Are You Breaking the Law Flying Drones Commercially?
Flying Drones commercially… It’s always a hot subject in the Drone World as more and more recreational flyers take to the skies blatantly flaunting the law. It’s a subject that actually infuriates many licensed Drone Operators who are Flying Drones commercially for a living! Licensed Drone are required to prove competency before being allowed to Fly Drones Commercially but there is a growing culture within the industry where unqualified, uninsured Drone Pilots without a permission for commercial operation are working in a commercial capacity for clients.
The law is very clear in the UK that if you wish to provide (Any work that is paid) in the UK, you are legally required to have a Permission for Commercial Operations (PfFO). These are granted by the Civil Aviation Authority (CAA). People have historically tried to work around the law and I’ve personally had unqualified Drone Pilots say to me;
“I don’t receive any pay for the work. I’m shooting photographs and the Drone work isn’t charged so it’s not commercial and I don’t need a license. “
This scenario simply does not work anymore and if a reportable incident occurs, then there’s a good chance of a prosecution following. Other examples include businesses that use their own unqualified staff Flying Drones Commercially for them. If an employer pay their staff a wage, then any work undertaken within their role is classed as commercial because the employee is being paid to Fly Drones Commercially.b
What are the Requirements for Flying Drones Commercially (for paid work) in the UK?
The basic process in obtaining the permission For Commercial Operation is that you will be required to prove you are safe and professional in the air. This is achieved through a set of Theory & Practical based exams along with evidence of regular, competent flying;
Ground Exam – Knowledge of air law will be evidenced through a written exam. Candidates are required to attend a two to three day Ground Exam course. Two weeks pre-reading material followed by a classroom based course with a multiple choice exam to follow.
Operations Manual – You will need to prepare a business specific Operations Manual. This sets out how you will operate your drone safely when Flying Drones Commercially. Your operations manual contains the procedures you will use when flying your drone including on your flight test. The Operations Manual is not generic. Every business will operate in a differently, but the principles set within the manual will determine how you team prepares and executes any commercial operation. Your operation manual will form part of your application to the CAA for your Permission for Commercial Operations. These documents are scrutinised by the CAA when applying for a PFCO and it is not uncommon for Applications to be rejected subject to re-submission if Manuals do not contain up to date legislation or unacceptable procedures.

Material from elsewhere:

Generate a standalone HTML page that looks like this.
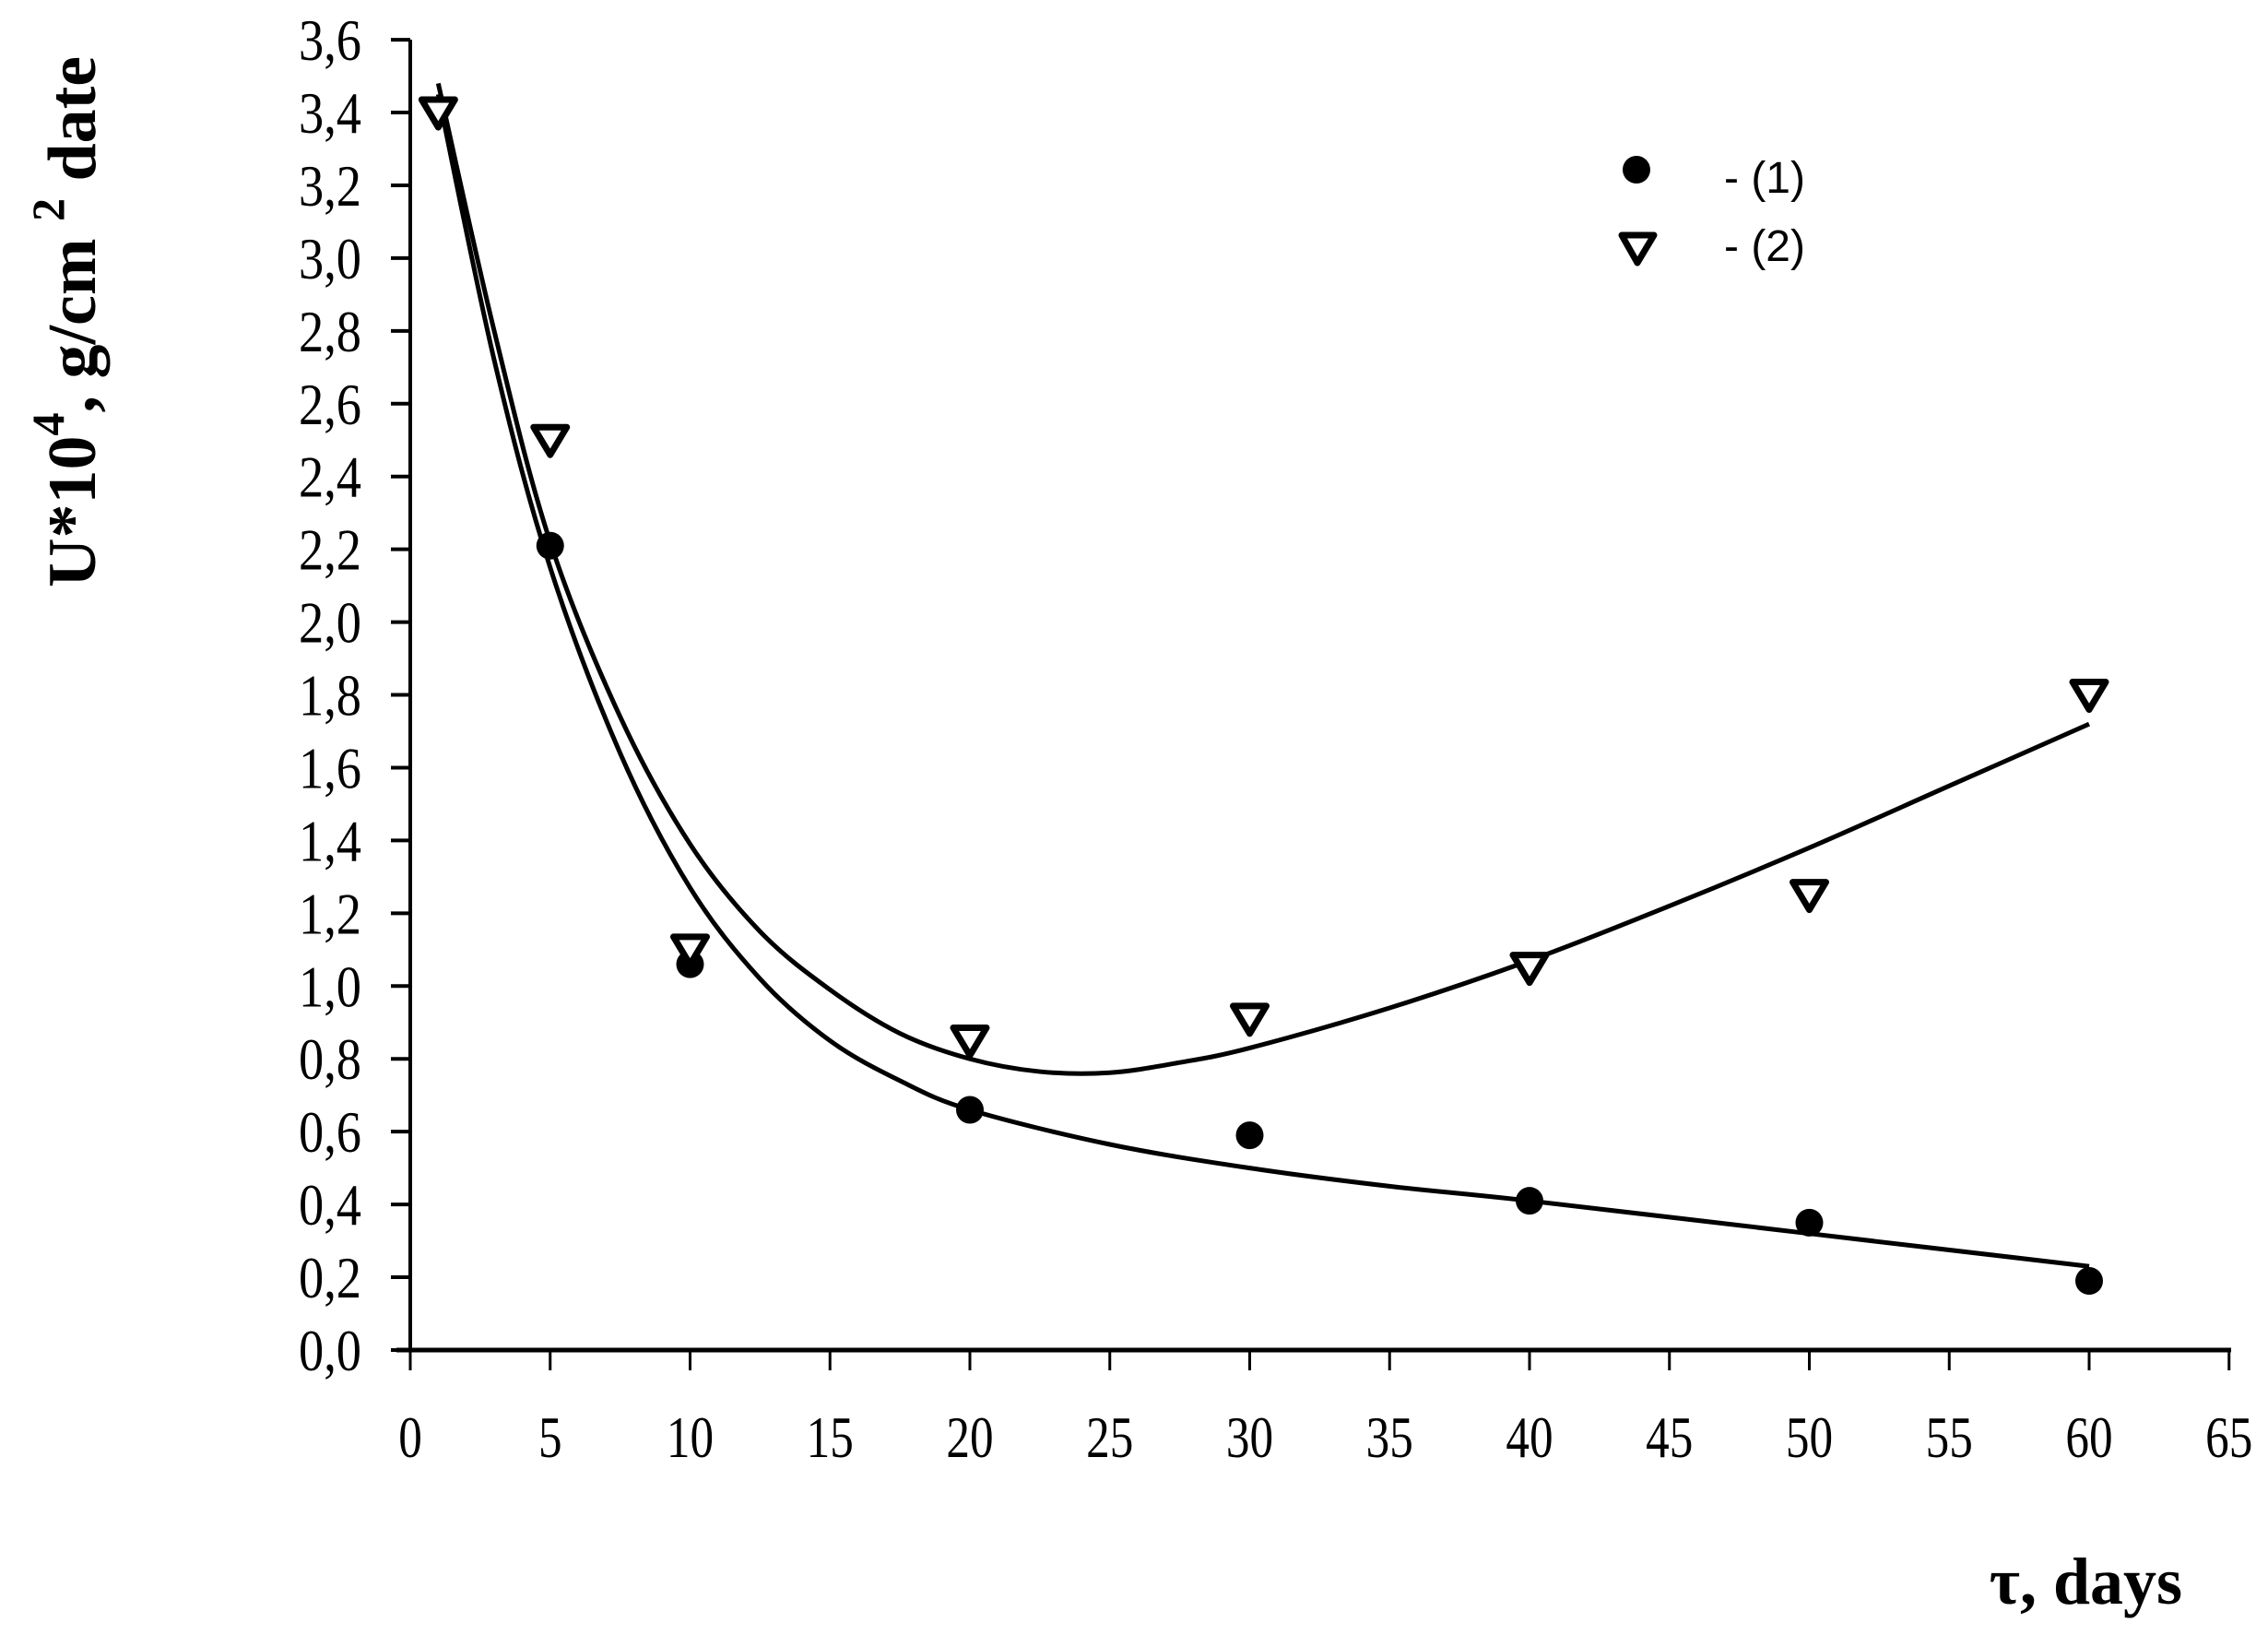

Flight Test – The flighttest ins the final step before you receive your Permission for Commercial Operation. Once you Operations Manual is complete you will need to take out some type of insurance for your drone. Some insurance companies provide Flight Test Insurance but do not confuse this with Commercial Drone Insurance (this will be explained shortly.) Once you flight test is booked, you will be required to prepare a full risk assessment based on the flight co-ordinates given to you by your Examiner. The flight test is undertaken in the same manner that you would operate Flying Drones Commercially for a client. Your examiner will observe all aspects of the flight from arrival, equpment set-up, safety considerations, on site risk assessment and a number of flight scenarios. You will be required to operate as per your operation manual.
Upon successful completion of your flight test, you will be issued with Certificate that will need to be forwarded along with your License Fees, Operations Manual, Insurance Documents, Public Liability and Flight records to show that you have flown enough hours prior to apply for a Permission for Commercial Operation. Once you receive your PFCO, you can legally start Flying Drones Commercially for paid work. It’s that simple.
Flying Drones Commercially – Reporting Drone Misuse
The Civil Aviation Authority has recently changed to try and better reflect the balance of capabilities between the CAA and local Police services. Whilst The Police often have greater resources, response times and powers of investigation than the CAA, there is often a noticeable gap in the knowledge surrounding the legislation. The CAA has now agreed with the Police, in a signed Memorandum of Understanding that the Police will take the lead in dealing with drone misuse incidents, particularly at public events, that may contravene aviation safety legislation or other relevant criminal legislation. The CAA’s remit is limited to safety and does not include concerns over privacy or broadcast rights.